At that moment, the story of Kofi Annan could easily have ended as the story of a failed comeback. A leader who tried to reassert the moral authority of international law and found that the world had already moved on.
But history has a way of rearranging the meaning of certain moments.
As the years passed, the Iraq War came to be widely regarded as a profound strategic and humanitarian mistake. The claims that had justified the invasion collapsed. The war itself destabilized the region and reshaped global politics in ways that few of its original advocates had anticipated.
Gradually, the moral argument that Annan had made—quietly but firmly—became the prevailing historical judgment.
After leaving the United Nations, Annan did not retreat entirely from public life. Instead he reappeared in a different role as a member of The Elders, a group of former statesmen attempting to exert moral influence outside formal political structures.
It was a curious transformation. No longer the head of the UN, Annan had less formal power than he once possessed. Yet his voice now carried a different kind of authority—the authority of someone who had remained in the arena long enough for events to vindicate his judgment.

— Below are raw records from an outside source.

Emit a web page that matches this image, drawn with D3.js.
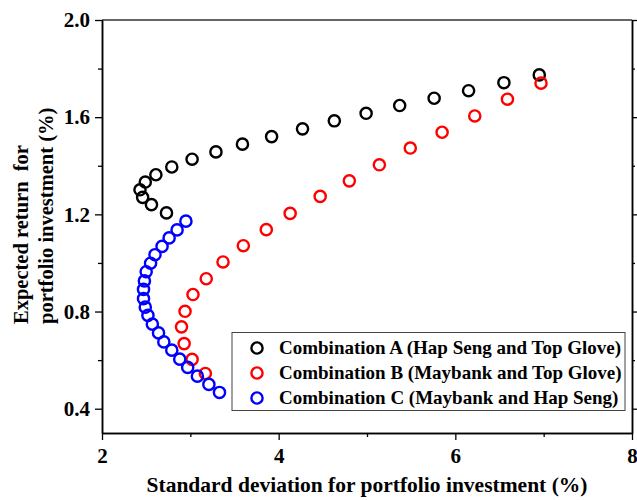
<!DOCTYPE html>
<html>
<head>
<meta charset="utf-8">
<script src="https://cdn.jsdelivr.net/npm/d3@7"></script>
<style>
  body { margin: 0; background: #fff; }
  svg text { font-family: "Liberation Serif", "Times New Roman", Times, serif; font-weight: 700; }
</style>
</head>
<body>
<div id="chart"></div>
<script>
// DATA (std dev %, expected return %)
let SERIES_NAMES = ["Combination A (Hap Seng and Top Glove)", "Combination B (Maybank and Top Glove)", "Combination C (Maybank and Hap Seng)"]
let SERIES_COLORS = ["#000000", "#ff0000", "#0000ff"]

let comboA_sd = [2.73, 2.56, 2.46, 2.43, 2.49, 2.61, 2.79, 3.02, 3.29, 3.59, 3.92, 4.27, 4.63, 4.99, 5.37, 5.76, 6.15, 6.55, 6.95]
let comboA_ret = [1.206, 1.240, 1.270, 1.301, 1.333, 1.363, 1.395, 1.427, 1.457, 1.489, 1.520, 1.552, 1.585, 1.616, 1.648, 1.678, 1.709, 1.742, 1.774]

let comboB_sd = [3.17, 3.02, 2.93, 2.90, 2.94, 3.03, 3.18, 3.37, 3.60, 3.86, 4.13, 4.47, 4.80, 5.14, 5.49, 5.85, 6.22, 6.59, 6.97]
let comboB_ret = [0.545, 0.603, 0.668, 0.737, 0.801, 0.870, 0.935, 1.004, 1.071, 1.137, 1.204, 1.274, 1.338, 1.404, 1.473, 1.538, 1.605, 1.674, 1.740]

let comboC_sd = [2.95, 2.85, 2.76, 2.68, 2.60, 2.55, 2.50, 2.48, 2.47, 2.47, 2.49, 2.52, 2.57, 2.64, 2.70, 2.79, 2.88, 2.97, 3.08, 3.21, 3.33]
let comboC_ret = [1.172, 1.136, 1.103, 1.068, 1.034, 0.999, 0.964, 0.926, 0.891, 0.853, 0.818, 0.784, 0.748, 0.712, 0.675, 0.641, 0.604, 0.570, 0.534, 0.500, 0.467]

let X_TICKS = [2, 4, 6, 8]
let X_MINOR = [3, 5, 7]
let Y_TICKS = [0.4, 0.8, 1.2, 1.6, 2.0]
let Y_MINOR = [0.6, 1.0, 1.4, 1.8]


// MAIN SCRIPT
let width = 637, height = 500
let plotLeft = 102, plotRight = 632, plotTop = 20, plotBottom = 433
let FONT = "'Liberation Serif', 'Times New Roman', serif"

let svg = d3.select("#chart")
    .append("svg")
    .attr("width", width)
    .attr("height", height)

let x = d3.scaleLinear().domain([2, 8]).range([plotLeft, plotRight])
let y = d3.scaleLinear().domain([0.3, 2.0]).range([plotBottom, plotTop])

let seriesData = [
    { name: SERIES_NAMES[0], color: SERIES_COLORS[0], sd: comboA_sd, ret: comboA_ret },
    { name: SERIES_NAMES[1], color: SERIES_COLORS[1], sd: comboB_sd, ret: comboB_ret },
    { name: SERIES_NAMES[2], color: SERIES_COLORS[2], sd: comboC_sd, ret: comboC_ret }
].map(function (s) {
    return { name: s.name, color: s.color, values: s.sd.map(function (v, i) { return { sd: v, ret: s.ret[i] } }) }
})

// frame (top line)
svg.append("line")
    .attr("x1", plotLeft).attr("x2", plotRight).attr("y1", plotTop).attr("y2", plotTop)
    .attr("stroke", "#333").attr("stroke-width", 1.5)

// axes
function styleAxis(g) {
    g.selectAll("path").attr("stroke", "#000").attr("stroke-width", 1.5)
    g.selectAll("line").attr("stroke", "#000").attr("stroke-width", 1.3)
    g.attr("font-family", null).attr("font-size", null)
    g.selectAll("text").attr("fill", "#000")
        .style("font-size", "21px")
        .style("font-family", FONT)
        .style("font-weight", "700")
}

let xAxis = svg.append("g")
    .attr("transform", "translate(0," + plotBottom + ")")
    .call(d3.axisBottom(x).tickValues(X_TICKS).tickFormat(d3.format("d")).tickSize(7).tickPadding(8).tickSizeOuter(0))
styleAxis(xAxis)
let xMinor = svg.append("g")
    .attr("transform", "translate(0," + plotBottom + ")")
    .call(d3.axisBottom(x).tickValues(X_MINOR).tickFormat("").tickSize(4).tickSizeOuter(0))
styleAxis(xMinor)

let yAxis = svg.append("g")
    .attr("transform", "translate(" + plotLeft + ",0)")
    .call(d3.axisLeft(y).tickValues(Y_TICKS).tickFormat(d3.format(".1f")).tickSize(7).tickPadding(5).tickSizeOuter(0))
styleAxis(yAxis)
let yMinor = svg.append("g")
    .attr("transform", "translate(" + plotLeft + ",0)")
    .call(d3.axisLeft(y).tickValues(Y_MINOR).tickFormat("").tickSize(4).tickSizeOuter(0))
styleAxis(yMinor)

let yRight = svg.append("g")
    .attr("transform", "translate(" + plotRight + ",0)")
    .call(d3.axisRight(y).tickValues(Y_TICKS).tickFormat("").tickSize(5).tickSizeOuter(0))
styleAxis(yRight)
let yRightMinor = svg.append("g")
    .attr("transform", "translate(" + plotRight + ",0)")
    .call(d3.axisRight(y).tickValues(Y_MINOR).tickFormat("").tickSize(3).tickSizeOuter(0))
styleAxis(yRightMinor)

// axis titles
svg.append("text")
    .attr("x", (plotLeft + plotRight) / 2)
    .attr("y", 492)
    .attr("text-anchor", "middle")
    .style("font-size", "21.5px")
    .text("Standard deviation for portfolio investment (%)")

let yTitle = svg.append("text")
    .attr("transform", "translate(28,324) rotate(-90)")
    .attr("text-anchor", "start")
    .style("font-size", "20.5px")
    .style("white-space", "pre")
yTitle.append("tspan").attr("x", 0).attr("y", 0).text("Expected return  for")
yTitle.append("tspan").attr("x", 0).attr("y", 25).text("portfolio investment (%)")

// points
svg.selectAll("myDots")
    .data(seriesData)
    .enter()
    .append("g")
    .attr("stroke", function (d) { return d.color })
    .selectAll("myPoints")
    .data(function (d) { return d.values })
    .enter()
    .append("circle")
    .attr("cx", function (d) { return x(d.sd) })
    .attr("cy", function (d) { return y(d.ret) })
    .attr("r", 5.6)
    .attr("fill", "none")
    .attr("stroke-width", 2.4)

// legend
let legend = svg.append("g")
legend.append("rect")
    .attr("x", 232).attr("y", 332.5)
    .attr("width", 393).attr("height", 78)
    .attr("fill", "#fff")
    .attr("stroke", "#444")
    .attr("stroke-width", 1)

let legendRows = legend.selectAll("myLegend")
    .data(seriesData)
    .enter()
    .append("g")
    .attr("transform", function (d, i) { return "translate(257," + (348 + i * 25) + ")" })
legendRows.append("circle")
    .attr("r", 5.6)
    .attr("fill", "none")
    .attr("stroke", function (d) { return d.color })
    .attr("stroke-width", 2.4)
legendRows.append("text")
    .attr("x", 22)
    .attr("y", 6)
    .style("font-size", "19px")
    .text(function (d) { return d.name })
</script>
</body>
</html>
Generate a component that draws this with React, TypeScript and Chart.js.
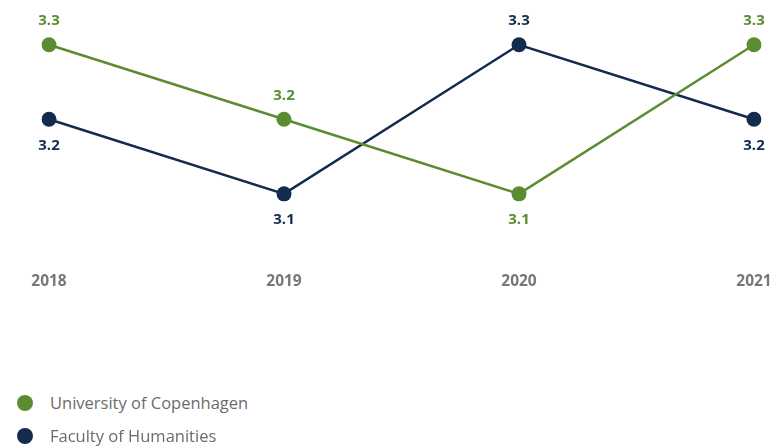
import React, { useEffect, useRef } from "react";
import { Chart, registerables } from "chart.js";

Chart.register(...registerables);

const years = ["2018", "2019", "2020", "2021"];
const ucphValues = [3.3, 3.2, 3.1, 3.3];
const humValues = [3.2, 3.1, 3.3, 3.2];
const seriesNames = ["University of Copenhagen", "Faculty of Humanities"];
const GREEN = "#5b8c31";
const NAVY = "#132c4e";
const FONT = "'Open Sans', 'Noto Sans', sans-serif";

const labelPlugin = {
  id: "pointLabels",
  afterDatasetsDraw(chart: any) {
    const ctx = chart.ctx;
    const n = chart.data.labels.length;
    ctx.save();
    ctx.font = `bold 15px ${FONT}`;
    ctx.textAlign = "center";
    ctx.textBaseline = "middle";
    for (let i = 0; i < n; i++) {
      const vals = chart.data.datasets.map((d: any) => d.data[i]);
      const maxV = Math.max(...vals);
      chart.data.datasets.forEach((ds: any, di: number) => {
        const meta = chart.getDatasetMeta(di);
        const pt = meta.data[i];
        const v = ds.data[i];
        const above = v === maxV;
        ctx.fillStyle = ds.borderColor;
        ctx.fillText(v.toFixed(1), pt.x, above ? pt.y - 24 : pt.y + 26);
      });
    }
    ctx.restore();
  },
};

export default function App() {
  const ref = useRef<HTMLCanvasElement>(null);
  useEffect(() => {
    if (!ref.current) return;
    const chart = new Chart(ref.current, {
      type: "line",
      data: {
        labels: years,
        datasets: [
          {
            label: seriesNames[0],
            data: ucphValues,
            borderColor: GREEN,
            backgroundColor: GREEN,
            borderWidth: 2.5,
            pointRadius: 7.5,
            pointHoverRadius: 7.5,
            pointBorderWidth: 0,
            tension: 0,
          },
          {
            label: seriesNames[1],
            data: humValues,
            borderColor: NAVY,
            backgroundColor: NAVY,
            borderWidth: 2.5,
            pointRadius: 7.5,
            pointHoverRadius: 7.5,
            pointBorderWidth: 0,
            tension: 0,
          },
        ],
      },
      options: {
        animation: false,
        responsive: true,
        maintainAspectRatio: false,
        layout: { padding: { left: 49, right: 19, top: 4.5, bottom: 0 } },
        plugins: { legend: { display: false }, tooltip: { enabled: false } },
        scales: {
          x: {
            offset: false,
            grid: { display: false, drawTicks: false },
            border: { display: false },
            afterFit: (scale: any) => {
              scale.paddingLeft = 0;
              scale.paddingRight = 0;
            },
            ticks: {
              color: "#777777",
              font: { family: FONT, size: 15.5, weight: "bold" },
              padding: 4,
              maxRotation: 0,
            },
          },
          y: { display: false, min: 3.0, max: 3.35 },
        },
      },
      plugins: [labelPlugin],
    });
    return () => chart.destroy();
  }, []);

  const legendItem = (name: string, color: string, centerY: number) => (
    <div style={{ position: "absolute", left: 0, top: centerY - 12, height: 24, width: 400 }}>
      <span style={{ position: "absolute", left: 17, top: 4, width: 16, height: 16, borderRadius: "50%", background: color }} />
      <span style={{ position: "absolute", left: 50, top: 0, whiteSpace: "nowrap", fontFamily: FONT, fontSize: 16.5, color: "#6b6b6b", lineHeight: "24px" }}>{name}</span>
    </div>
  );

  return (
    <div style={{ position: "fixed", left: 0, top: 0, width: 773, height: 446, background: "#ffffff" }}>
      <div style={{ position: "absolute", left: 0, top: 0, width: 773, height: 295 }}>
        <canvas ref={ref} />
      </div>
      {legendItem(seriesNames[0], GREEN, 403)}
      {legendItem(seriesNames[1], NAVY, 436)}
    </div>
  );
}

By the end of his life, the moral verdict on the Iraq War had shifted decisively. Few serious observers still defended the intervention with the confidence that characterized the early years of the conflict. The consensus had moved, slowly but unmistakably, toward the position Annan had articulated when it mattered least.
In this sense, his career offers an unusual example in the history of comebacks.
He lost the battle.
But he may have won the argument.
That distinction matters.
Most political figures attempt comebacks by trying to reclaim the exact moment they once dominated. They want the same stage, the same audience, the same authority. When the moment has passed, the comeback fails.
Annan’s story suggests a different possibility. Sometimes the moral argument itself continues moving through history long after the political battle appears settled. If a leader remains present long enough, the tide may eventually turn.
Which leads to a simple but revealing observation about great players in any arena.
A truly great player is never entirely out of the game.
The moment may pass. The audience may drift away. But if the underlying argument proves sound, history itself has a way of reopening the field.
And when it does, the comeback is already underway.